IPv6 is almost 100% cross-functional with vCloud Director. Every single piece of the stack is compatible with IPv6 except for vShield Edge. vShield Edge still requires IPv4 addressing for fenced vApps and NATing. If you feel that IPv6 is the way you want to go, you can connect vApps directly to external networks supporting IPv6 and bypass vShield Edge completely.

 

Storage vMotion and Storage DRS are not one in the same as in the base of vSphere 5. Within vSphere 5, Storage vMotion is a component of Storage DRS by moving workloads based on IO or size. Within vCloud Director, a Storage vMotion can only be accomplished if the target datastore is from the same Organization vDC as the vApp. In addition, you cannot do a Storage vMotion of a Fast Provisioned VM within the vSphere Client because that may fail the operation and end up balooning the disk. Instead, you must do a REST API Relocate_VM call. Currently, this can not be done in GUI. In addition, vCloud Director is unaware of Storage Clusters utilizing SDRS, therefore SDRS is not supported under vCloud Director 1.5 and should be disabled at the vSphere layer. Considering datastore size for Fast Provisioning operations is going to be a design criteria going forward.
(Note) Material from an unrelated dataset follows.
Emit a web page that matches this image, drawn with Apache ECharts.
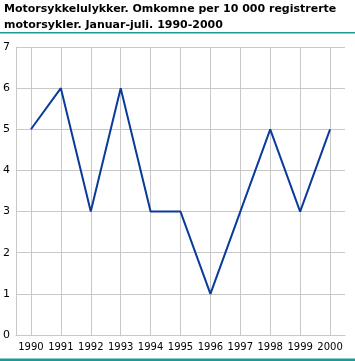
<!DOCTYPE html>
<html>
<head>
<meta charset="utf-8">
<script src="https://cdn.jsdelivr.net/npm/echarts@6/dist/echarts.min.js"></script>
<style>
  html, body { margin: 0; padding: 0; background: #fff; }
  #chart { width: 355px; height: 361px; }
</style>
</head>
<body>
<div id="chart"></div>
<script>
// år og verdier lest av figuren
const years = ['1990', '1991', '1992', '1993', '1994', '1995', '1996', '1997', '1998', '1999', '2000'];
const killedPer10000 = [5, 6, 3, 6, 3, 3, 1, 3, 5, 3, 5];
const titleText = 'Motorsykkelulykker. Omkomne per 10 000 registrerte\nmotorsykler. Januar-juli. 1990-2000';

const chart = echarts.init(document.getElementById('chart'));

const option = {
  animation: false,
  title: {
    text: titleText,
    left: 4,
    top: 1,
    padding: 0,
    textStyle: {
      fontFamily: 'DejaVu Sans',
      fontSize: 11,
      fontWeight: 'bold',
      color: '#000',
      lineHeight: 16
    }
  },
  graphic: [
    // teal strek under tittel og nederst
    { type: 'rect', shape: { x: 0, y: 32, width: 355, height: 1.5 }, style: { fill: '#1a9a9a' } },
    { type: 'rect', shape: { x: 0, y: 358.5, width: 355, height: 2.5 }, style: { fill: '#1a9a9a' } }
  ],
  grid: {
    left: 15,
    right: 10,
    top: 47,
    bottom: 26
  },
  xAxis: {
    type: 'category',
    data: years,
    boundaryGap: true,
    axisLine: { lineStyle: { color: '#c8c8c8', width: 1 } },
    axisTick: { show: false },
    axisLabel: {
      color: '#000',
      fontFamily: 'DejaVu Sans',
      fontSize: 10,
      margin: 7,
      interval: 0
    },
    splitLine: { show: false }
  },
  yAxis: {
    type: 'value',
    min: 0,
    max: 7,
    interval: 1,
    axisLine: { show: true, lineStyle: { color: '#c8c8c8', width: 1 } },
    axisTick: { show: false },
    axisLabel: {
      color: '#000',
      fontFamily: 'DejaVu Sans',
      fontSize: 11,
      margin: 6
    },
    splitLine: { lineStyle: { color: '#c8c8c8', width: 1 } }
  },
  series: [
    {
      // loddrette rutenettlinjer midt i hver kategori
      type: 'line',
      data: [],
      silent: true,
      z: 1,
      markLine: {
        silent: true,
        z: 1,
        symbol: 'none',
        label: { show: false },
        lineStyle: { color: '#c8c8c8', width: 1, type: 'solid' },
        data: years.map(function (y) { return { xAxis: y }; })
      }
    },
    {
      type: 'line',
      data: killedPer10000,
      symbol: 'none',
      z: 3,
      lineStyle: { color: '#0a3a9a', width: 2 }
    }
  ]
};

chart.setOption(option);
</script>
</body>
</html>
Fast Provisioning will allow you to store more copies, you just need to make sure the IOPS and storage are available within those LUNs.

 

Account lockouts have been implemented into vCloud 1.5 for additional security. These can be configured at the system level to specify the number of failed attempts and the timeout period to further secure the vCloud. By default it is not enabled so a good design practice to enable it and make it available to organization accounts.